Thursday, March 27, 2008

The Exterminators are Coming!


Seriously. Cockroach Control is going to be here in a couple of hours to bait or fog and spray this my 3rd floor here at the W------g H--e. In the more than half a year I've been here, I've seen, in this my studio-haven, exactly two of the Carboniferous (just googled it--I got it right) relicts--and I dealt with them, swiftly and venomously, using the insecticide that I sometimes, since the Horrid Bedbug Infestation, spray around and under my bed and behind the refrigerator....


Trying to listen to Borodin's Symphony #1--I'd expected something somehow less trendily uptodate and pointlessly Frenchified (But there, just a whiff of 'Stranger in Paradise') and more like, I fondly hoped, that first movement of a string quartet of his I heard once long ago as mickey mouse music in a video about something entirely else--and loved. This reminds me, for all the world, of Gershwin/Ravel. And I hate it. Everything on NPR this morning, however, is gawdawful modernity: Huge orchestras with percussion sections like military enclaves. There ought to be a word for the kind of modulation that is always insisting on the augmented fourth or exposed tritone, and for the kind of melodic development which, in a sort of pseudophony, layers (invariably trite, short-breathed, asthmatic) tunes over one another (easy to do with an orchestra that size) like a patisserie millefeuille.  God how I hate it. How I hate it especially in the morning, when all I want is clarity, grace, simplicity.....So, everything on all seven classical music stations being hateful, I've been listening to John Adams' "award-winning" violin concerto (under the NPR rubric: "John Adams Revitalizes the Violin Concerto"): Four minutes into it, it's so horrible, so very unpleasant, such a waste of musicians' time and abilities--I wish it were a live performance, so I could walk out on it. At the ten minute mark, I'm gone, wishing I had heard less.
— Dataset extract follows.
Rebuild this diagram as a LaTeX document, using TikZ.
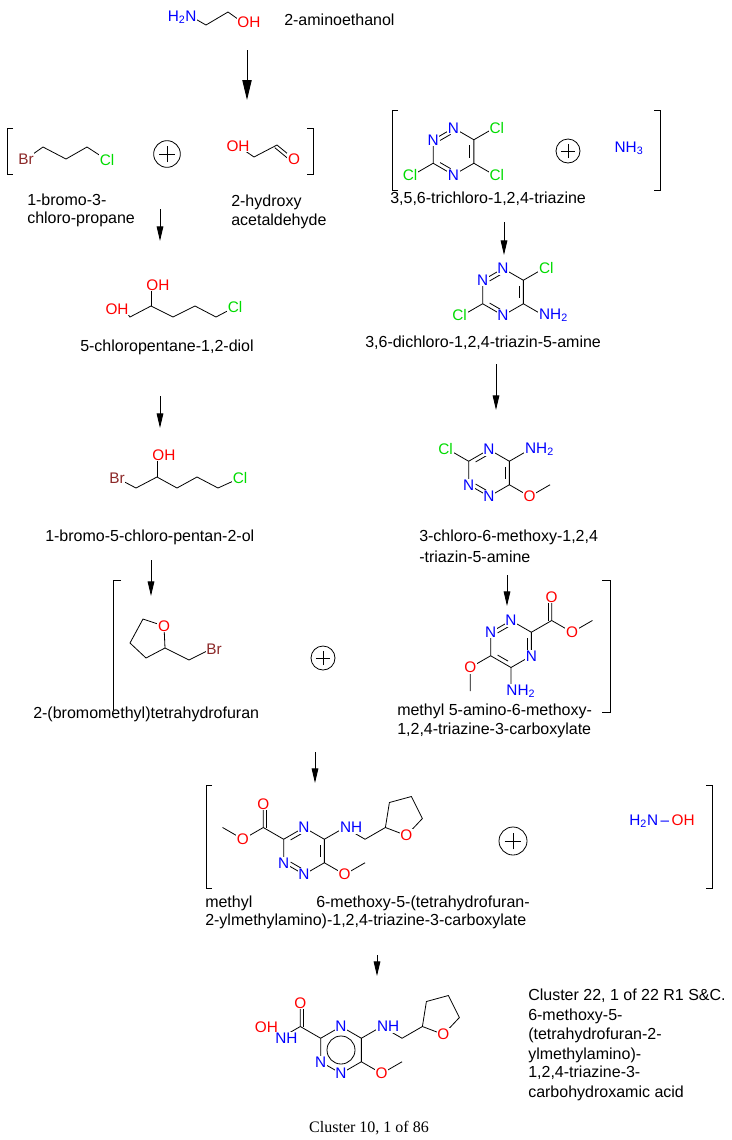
\documentclass[tikz,border=0pt]{standalone}
\usepackage{fontspec}
\setmainfont{Liberation Sans}
\newfontfamily\serifc{Liberation Serif}
\usetikzlibrary{calc,arrows.meta}
\definecolor{nblue}{RGB}{0,0,255}
\definecolor{ored}{RGB}{255,0,0}
\definecolor{clgreen}{RGB}{0,220,0}
\definecolor{brbrown}{RGB}{140,40,40}
\newcommand\hexat[3]{\coordinate (#1c) at (#2,#3);
 \foreach \ii/\ang in {1/-90,2/-30,3/30,4/90,5/150,6/210}{\coordinate (#1\ii) at ($(#1c)+(\ang:23.5)$);}}
\newcommand\dbin[3]{\draw[bond,shorten <=2.5pt,shorten >=2.5pt] ($(#1)!0.2!(#3)$) -- ($(#2)!0.2!(#3)$);}
\newcommand\dbside[2]{\draw[bond] ($(#1)!2.6pt!90:(#2)$) -- ($(#2)!2.6pt!-90:(#1)$);}
\newcommand\hexbonds[1]{\draw[bond] (#11)--(#12)--(#13)--(#14)--(#15)--(#16)--cycle;}
\tikzset{
 bond/.style={line width=0.6pt},
 lab/.style={inner sep=0.6pt,fill=white,font=\fontsize{11.5}{13}\selectfont},
 fst/.style={anchor=west,xshift=-4.2pt},
 lst/.style={anchor=east,xshift=4.2pt},
 Na/.style={lab,text=nblue}, Oa/.style={lab,text=ored},
 Cla/.style={lab,text=clgreen}, Bra/.style={lab,text=brbrown},
 cname/.style={anchor=west,inner sep=0pt,font=\fontsize{12}{14}\selectfont},
 rxn/.style={line width=0.7pt,-{Triangle[length=11pt,width=5pt]}},
 bigrxn/.style={line width=0.7pt,-{Triangle[length=15pt,width=7pt]}},
 brk/.style={line width=0.7pt},
}
\newcommand\oplusat[4]{\node[circle,draw,line width=0.6pt,minimum size=#3,inner sep=0pt] (#4) at (#1,#2) {};
 \draw[line width=0.6pt] ($(#4)+(-0.3*#3,0)$) -- ($(#4)+(0.3*#3,0)$) ($(#4)+(0,-0.3*#3)$) -- ($(#4)+(0,0.3*#3)$);}
\begin{document}
\begin{tikzpicture}[x=0.75pt,y=-0.75pt]
\useasboundingbox (0,0) rectangle (732,1140);
% ---------- 2-aminoethanol
\coordinate (ae1) at (192,17); \coordinate (ae2) at (206,25);
\coordinate (ae3) at (228,12); \coordinate (ae4) at (242,22);
\draw[bond] (ae1)--(ae2)--(ae3)--(ae4);
\node[Na,lst] at (ae1) {H\textsubscript{2}N};
\node[Oa,fst] at (ae4) {OH};
\node[cname] (n1) at (284,20) {2-aminoethanol};
\coordinate (a1s) at (247,50); \coordinate (a1e) at (247,100);
\draw[bigrxn] (a1s) -- (a1e);
% ---------- bracket 1
\draw[brk] (13,128) -- (7,128) -- (7,174) -- (13,174);
\draw[brk] (307,128) -- (313,128) -- (313,174) -- (307,174);
\coordinate (bp0) at (26,159); \coordinate (bp1) at (43,147); \coordinate (bp2) at (66,159);
\coordinate (bp3) at (87,147); \coordinate (bp4) at (107,160);
\draw[bond] (bp0)--(bp1)--(bp2)--(bp3)--(bp4);
\node[Bra] at (bp0) {Br}; \node[Cla] at (bp4) {Cl};
\oplusat{167}{154}{20pt}{op1}
\coordinate (ha0) at (238,146); \coordinate (ha1) at (254,157); \coordinate (ha2) at (277,145); \coordinate (ha3) at (294,159);
\draw[bond] (ha0)--(ha1)--(ha2)--(ha3); \dbside{ha3}{ha2}
\node[Oa] at (ha0) {OH}; \node[Oa] at (ha3) {O};
\node[cname] at (27,200) {1-bromo-3-}; \node[cname] at (27,219) {chloro-propane};
\node[cname] at (231,202) {2-hydroxy}; \node[cname] at (231,221) {acetaldehyde};
\coordinate (a2s) at (160,209); \coordinate (a2e) at (160,241);
\draw[rxn] (a2s) -- (a2e);
% ---------- diol
\coordinate (d0) at (124,309); \coordinate (d1) at (130,317); \coordinate (d2) at (151,306);
\coordinate (d3) at (173,317); \coordinate (d4) at (195,306); \coordinate (d5) at (216,317);
\coordinate (d6) at (235,307); \coordinate (dt) at (151,285);
\draw[bond] (d0)--(d1)--(d2)--(d3)--(d4)--(d5)--(d6); \draw[bond] (d2)--(dt);
\node[Oa,lst] at (d0) {OH}; \node[Oa,fst] at (dt) {OH}; \node[Cla] at (d6) {Cl};
\node[cname] at (80,347) {5-chloropentane-1,2-diol};
\coordinate (a4s) at (160,396); \coordinate (a4e) at (160,428);
\draw[rxn] (a4s) -- (a4e);
% ---------- bromo chloro pentanol
\coordinate (e0) at (117,478); \coordinate (e1) at (136,488); \coordinate (e2) at (157,477);
\coordinate (e3) at (177,488); \coordinate (e4) at (197,477); \coordinate (e5) at (218,488);
\coordinate (e6) at (240,478); \coordinate (et) at (157,455);
\draw[bond] (e0)--(e1)--(e2)--(e3)--(e4)--(e5)--(e6); \draw[bond] (e2)--(et);
\node[Bra] at (e0) {Br}; \node[Cla] at (e6) {Cl}; \node[Oa,fst] at (et) {OH};
\node[cname] at (45,537) {1-bromo-5-chloro-pentan-2-ol};
\coordinate (a6s) at (151,560); \coordinate (a6e) at (151,596);
\draw[rxn] (a6s) -- (a6e);
% ---------- bracket 2
\draw[brk] (398,110) -- (392,110) -- (392,190) -- (398,190);
\draw[brk] (654,110) -- (660,110) -- (660,190) -- (654,190);
\hexat{R}{453.5}{151.5}
\hexbonds{R} \dbin{R4}{R5}{Rc} \dbin{R2}{R3}{Rc} \dbin{R1}{R6}{Rc}
\coordinate (rx2) at ($(R2)+(-30:23.5)$); \coordinate (rx3) at ($(R3)+(30:23.5)$); \coordinate (rx5) at ($(R5)+(150:23.5)$);
\draw[bond] (R2)--(rx2) (R3)--(rx3) (R5)--(rx5);
\node[Na] at (R1) {N}; \node[Na] at (R6) {N}; \node[Na] at (R4) {N};
\node[Cla,fst] at (rx2) {Cl}; \node[Cla,fst] at (rx3) {Cl}; \node[Cla,lst] at (rx5) {Cl};
\oplusat{568}{151}{18pt}{op2}
\node[Na] at (629,148) {NH\textsubscript{3}};
\node[cname] at (390,199) {3,5,6-trichloro-1,2,4-triazine};
\coordinate (a3s) at (504,222); \coordinate (a3e) at (504,255);
\draw[rxn] (a3s) -- (a3e);
% ---------- ring 2
\hexat{S}{503}{292}
\hexbonds{S} \dbin{S4}{S5}{Sc} \dbin{S2}{S3}{Sc} \dbin{S1}{S6}{Sc}
\coordinate (sx2) at ($(S2)+(-30:23.5)$); \coordinate (sx3) at ($(S3)+(30:23.5)$); \coordinate (sx5) at ($(S5)+(150:23.5)$);
\draw[bond] (S2)--(sx2) (S3)--(sx3) (S5)--(sx5);
\node[Na] at (S1) {N}; \node[Na] at (S6) {N}; \node[Na] at (S4) {N};
\node[Cla,fst] at (sx2) {Cl}; \node[Na,fst] at (sx3) {NH\textsubscript{2}}; \node[Cla,lst] at (sx5) {Cl};
\node[cname] at (365,343) {3,6-dichloro-1,2,4-triazin-5-amine};
\coordinate (a5s) at (496,364); \coordinate (a5e) at (496,410);
\draw[rxn] (a5s) -- (a5e);
% ---------- ring 3
\hexat{T}{489}{473}
\hexbonds{T} \dbin{T6}{T1}{Tc} \dbin{T2}{T3}{Tc} \dbin{T4}{T5}{Tc}
\coordinate (tx6) at ($(T6)+(210:23.5)$); \coordinate (tx2) at ($(T2)+(-30:23.5)$);
\coordinate (tx3) at ($(T3)+(30:23.5)$); \coordinate (txm) at ($(tx3)+(-30:23.5)$);
\draw[bond] (T6)--(tx6) (T2)--(tx2) (T3)--(tx3)--(txm);
\node[Na] at (T1) {N}; \node[Na] at (T4) {N}; \node[Na] at (T5) {N};
\node[Cla,lst] at (tx6) {Cl}; \node[Na,fst] at (tx2) {NH\textsubscript{2}}; \node[Oa] at (tx3) {O};
\node[cname] at (419,537) {3-chloro-6-methoxy-1,2,4}; \node[cname] at (419,557) {-triazin-5-amine};
\coordinate (a7s) at (507,575); \coordinate (a7e) at (507,606);
\draw[rxn] (a7s) -- (a7e);
% ---------- bracket 3
\draw[brk] (121,580) -- (113,580) -- (113,710);
\draw[brk] (602,580) -- (610,580) -- (610,712) -- (602,712);
\coordinate (f1) at (143,619); \coordinate (fO) at (164,626); \coordinate (f2) at (165,648);
\coordinate (f3) at (146,658); \coordinate (f4) at (130,643); \coordinate (fch) at (189,660); \coordinate (fbr) at (211,649);
\draw[bond] (f1)--(fO)--(f2)--(f3)--(f4)--cycle; \draw[bond] (f2)--(fch)--(fbr);
\node[Oa] at (fO) {O}; \node[Bra,fst] at (fbr) {Br};
\node[cname] at (33,714) {2-(bromomethyl)tetrahydrofuran};
\oplusat{323}{658}{18pt}{op3}
\hexat{U}{511}{644}
\hexbonds{U} \dbin{U1}{U6}{Uc} \dbin{U2}{U3}{Uc} \dbin{U4}{U5}{Uc}
\coordinate (uc) at ($(U2)+(-30:23.5)$); \coordinate (uo1) at ($(uc)+(-90:23.5)$);
\coordinate (uo2) at ($(uc)+(30:23.5)$); \coordinate (um) at ($(uo2)+(-30:23.5)$);
\coordinate (uo3) at ($(U5)+(150:23.5)$); \coordinate (um2) at ($(uo3)+(90:23.5)$);
\coordinate (un) at ($(U4)+(90:23.5)$);
\draw[bond] (U2)--(uc)--(uo1) (uc)--(uo2)--(um) (U5)--(uo3)--(um2) (U4)--(un);
\dbside{uc}{uo1}
\node[Na] at (U1) {N}; \node[Na] at (U6) {N}; \node[Na] at (U3) {N};
\node[Oa] at (uo1) {O}; \node[Oa] at (uo2) {O}; \node[Oa] at (uo3) {O};
\node[Na,fst] at (un) {NH\textsubscript{2}};
\node[cname] at (397,711) {methyl 5-amino-6-methoxy-}; \node[cname] at (397,730) {1,2,4-triazine-3-carboxylate};
\coordinate (a8s) at (315,752); \coordinate (a8e) at (315,783);
\draw[rxn] (a8s) -- (a8e);
% ---------- bracket 4
\draw[brk] (212,785) -- (206,785) -- (206,888) -- (212,888);
\draw[brk] (706,785) -- (712,785) -- (712,888) -- (706,888);
\hexat{V}{304}{851}
\hexbonds{V} \dbin{V6}{V1}{Vc} \dbin{V2}{V3}{Vc} \dbin{V4}{V5}{Vc}
\coordinate (vc) at ($(V6)+(210:23.5)$); \coordinate (vo1) at ($(vc)+(-90:23.5)$);
\coordinate (vo2) at ($(vc)+(150:23.5)$); \coordinate (vm) at ($(vo2)+(210:23.5)$);
\coordinate (vn) at ($(V2)+(-30:23.5)$); \coordinate (vch) at ($(vn)+(30:23.5)$);
\coordinate (vt) at ($(vch)+(-30:23.5)$);
\coordinate (vt2) at ($(vt)+(4,-25)$); \coordinate (vt3) at ($(vt)+(26,-31)$);
\coordinate (vt4) at ($(vt)+(37,-9)$); \coordinate (vtO) at ($(vt)+(21,8)$);
\coordinate (vo3) at ($(V3)+(30:23.5)$); \coordinate (vm2) at ($(vo3)+(-30:23.5)$);
\draw[bond] (V6)--(vc)--(vo1) (vc)--(vo2)--(vm) (V2)--(vn)--(vch)--(vt) (V3)--(vo3)--(vm2);
\draw[bond] (vt)--(vt2)--(vt3)--(vt4)--(vtO)--cycle;
\dbside{vo1}{vc}
\node[Na] at (V1) {N}; \node[Na] at (V4) {N}; \node[Na] at (V5) {N};
\node[Oa] at (vo1) {O}; \node[Oa] at (vo2) {O}; \node[Oa] at (vo3) {O}; \node[Oa] at (vtO) {O};
\node[Na,fst] at (vn) {NH};
\oplusat{513}{841}{21pt}{op4}
\node[lab,text=nblue] (hy) at (662,821) {H\textsubscript{2}N\,\textendash\,\textcolor{ored}{OH}};
\node[cname] at (205,903) {methyl}; \node[cname] at (316,903) {6-methoxy-5-(tetrahydrofuran-};
\node[cname] at (205,921) {2-ylmethylamino)-1,2,4-triazine-3-carboxylate};
\coordinate (a9s) at (377,955); \coordinate (a9e) at (377,976);
\draw[rxn] (a9s) -- (a9e);
% ---------- product
\hexat{W}{341}{1050}
\hexbonds{W}
\draw[bond] (Wc) circle[radius=14];
\coordinate (wc) at ($(W6)+(210:23.5)$); \coordinate (wo1) at ($(wc)+(-90:23.5)$);
\coordinate (wnh) at ($(wc)+(150:23.5)$);
\coordinate (wn) at ($(W2)+(-30:23.5)$); \coordinate (wch) at ($(wn)+(30:23.5)$);
\coordinate (wt) at ($(wch)+(-30:23.5)$);
\coordinate (wt2) at ($(wt)+(4,-25)$); \coordinate (wt3) at ($(wt)+(26,-31)$);
\coordinate (wt4) at ($(wt)+(37,-9)$); \coordinate (wtO) at ($(wt)+(21,8)$);
\coordinate (wo3) at ($(W3)+(30:23.5)$); \coordinate (wm2) at ($(wo3)+(-30:23.5)$);
\draw[bond] (W6)--(wc)--(wo1) (wc)--(wnh) (W2)--(wn)--(wch)--(wt) (W3)--(wo3)--(wm2);
\draw[bond] (wt)--(wt2)--(wt3)--(wt4)--(wtO)--cycle;
\dbside{wo1}{wc}
\node[Na] at (W1) {N}; \node[Na] at (W4) {N}; \node[Na] at (W5) {N};
\node[Oa] at (wo1) {O}; \node[Oa] at (wo3) {O}; \node[Oa] at (wtO) {O};
\node[Na,fst] at (wnh) {NH};
\node[lab,text=ored,fill=none,anchor=east] at (279,1027) {OH};
\node[Na,fst] at (wn) {NH};
\node[cname] (c1) at (528,996) {Cluster 22, 1 of 22 R1 S\&C.};
\node[cname] (c2) at (528,1016) {6-methoxy-5-};
\node[cname] (c3) at (528,1035) {(tetrahydrofuran-2-};
\node[cname] (c4) at (528,1055) {ylmethylamino)-};
\node[cname] (c5) at (528,1073) {1,2,4-triazine-3-};
\node[cname] (c6) at (528,1093) {carbohydroxamic acid};
\node[inner sep=0pt,font=\serifc\fontsize{12}{14}\selectfont] (cap) at (369,1128) {Cluster 10, 1 of 86};
\end{tikzpicture}
\end{document}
Ongoing reading of Some Dance to Remember--I should finish it today--reveals the consummate lapidary craft and limpid stylistics of its author, who, among other things, remains (when he wants to be) the world's greatest pornographer: The levels of point de vue in the sexual relations between our hero Ryan O'Hara and his lovers (including, very kinkily, his own natural brother--and not his sister, whom he won't fuck, to her great despite, simply and only because she's a girl) is dazzling, kaleidoscopic.